‘Be commercially minded or lose future funding’: UK government’s threat puts museums in peril
Britains 15 national museums, including the National Gallery in London, were allocated £100m in funding from the government in July
Following the UK government's £1.57bn support package for arts and heritage organisations announced in July, it has now warned museums that they must make greater efforts to commercialise their operations if they are to continue to rely on state support. In a letter leaked to The Art Newspaper, the culture secretary Oliver Dowden has urged museum directors to "take as commercially-minded an approach as possible, pursuing every opportunity to maximise alternative sources of income". If they dont, he warns, "I will not be in a position to make the case for any further financial support for the sector."
The government's financial support has been rightly praised for making a significant investment in British culture at a time of unprecedented need. Of that, £100m was earmarked for Britains 15 national museums, including the National Gallery and Tate. It represents a 25% increase on the total amount of grant-in-aid in a normal year. Now that aid comes with a sting in the tail.
It is not clear, however, how museums can raise significant sums of additional revenue with sharply reduced visitor numbers. After years of cuts to government funding, museums already generate much of their own income themselves (in Tates case, 75%). Such a business model relies on ever-increasing visitor numbers, and in particular high-spending overseas visitors. Over two thirds of the National Gallerys visitors last year were from overseas. Nobody knows when these visitors will come back.
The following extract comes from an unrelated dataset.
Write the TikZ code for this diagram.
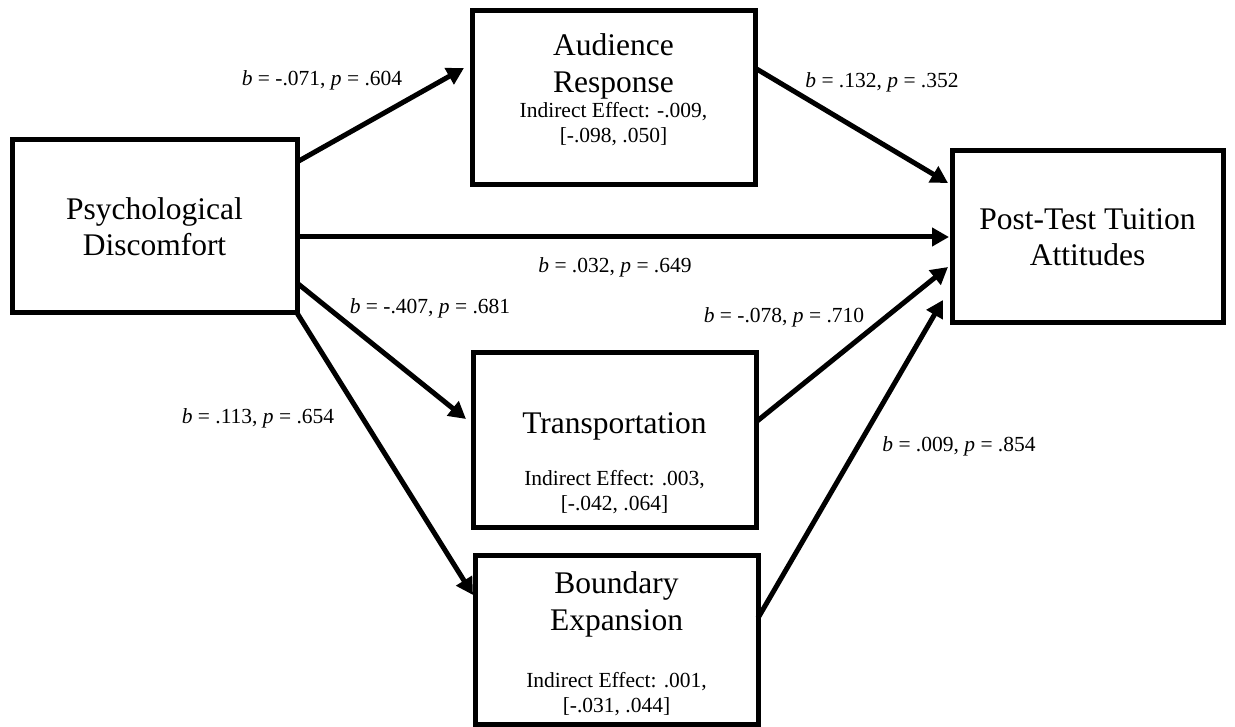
\documentclass[tikz,border=0pt]{standalone}
\usepackage{fontspec}
\setmainfont{Liberation Serif}
\usetikzlibrary{arrows.meta}

\newcommand{\bigtext}{\fontsize{31.5}{36.5}\selectfont}
\newcommand{\smalltext}{\fontsize{21.5}{24.5}\selectfont}

\begin{document}
\begin{tikzpicture}[x=1pt, y=-1pt, >={Triangle[length=17pt,width=18pt]},
  varbox/.style={draw, line width=5pt, inner sep=0pt, outer sep=0pt,
    minimum width=283pt, minimum height=174pt, align=center, font=\bigtext},
  name text/.style={anchor=north, align=center, inner sep=0pt, font=\bigtext},
  effect text/.style={anchor=north, align=center, inner sep=0pt, font=\smalltext},
  coef/.style={anchor=base, inner sep=0pt, font=\smalltext},
  link/.style={->, line width=5pt}]
\useasboundingbox (0,0) rectangle (1235,727);

\node [varbox, minimum width=285pt, minimum height=173pt] (discomfort) at (154.5,226.5)
  {Psychological\\Discomfort};
\node [varbox, minimum width=271pt, minimum height=172pt] (attitudes) at (1087.5,237)
  {Post-Test Tuition\\Attitudes};

\foreach \m/\x/\y/\h in {audience/613.5/98/174, transport/614.5/440/174, boundary/616.5/639.5/169}
  \node [varbox, minimum height=\h pt] (\m) at (\x,\y) {};

% mediator texts
\node [name text] (audience-name) at ([shift={(0,22.5)}]audience.north) {Audience\\Response};
\node [effect text] (audience-effect) at ([shift={(0,91.3)}]audience.north)
  {Indirect Effect: -.009,\\{}[-.098, .050]};
\node [name text] (transport-name) at ([shift={(0,59)}]transport.north) {Transportation};
\node [effect text] (transport-effect) at ([shift={(0,117.3)}]transport.north)
  {Indirect Effect: .003,\\{}[-.042, .064]};
\node [name text] (boundary-name) at ([shift={(0,16.5)}]boundary.north) {Boundary\\Expansion};
\node [effect text] (boundary-effect) at ([shift={(0,117.3)}]boundary.north)
  {Indirect Effect: .001,\\{}[-.031, .044]};

\draw [link] ([shift={(0,22)}]discomfort.north east) -- ([shift={(-8,57)}]audience.north west);
\draw [link] ([shift={(0,57)}]audience.north east) -- ([shift={(-4,32)}]attitudes.north west);
\draw [link] (discomfort.east |- attitudes.west) -- ([xshift=-3pt]attitudes.west);
\draw [link] ([shift={(0,-30)}]discomfort.south east) -- ([shift={(-7,66)}]transport.north west);
\draw [link] (discomfort.south east) -- ([shift={(-2,40)}]boundary.north west);
\draw [link] ([shift={(0,69)}]transport.north east) -- ([shift={(-4,116)}]attitudes.north west);
\draw [link] ([shift={(0,63)}]boundary.north east) -- ([shift={(-9,149)}]attitudes.north west);

\foreach \n/\x/\y/\b/\p in {da/322/86/-.071/.604, aa/882/88/.132/.352, dt/615/273/.032/.649,
    dr/430/314/-.407/.681, ra/784/323/-.078/.710, db/258/424/.113/.654, ba/959/451/.009/.854}
  \node [coef] (coef-\n) at (\x,\y) {\textit{b} = \b, \textit{p} = \p};
\end{tikzpicture}
\end{document}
Nonetheless, Dowden sets out where he believes museums might be able to raise further revenue, from "hospitality [and] trading activities" to "monetising digital offers". The latter sounds alarmingly like erecting a paywall around museum websites. But everything seems to be up for grabs, and Dowden stresses he will be disappointed "if it becomes apparent that revenue enhancing opportunities were available to your institutions and you did not maximise them".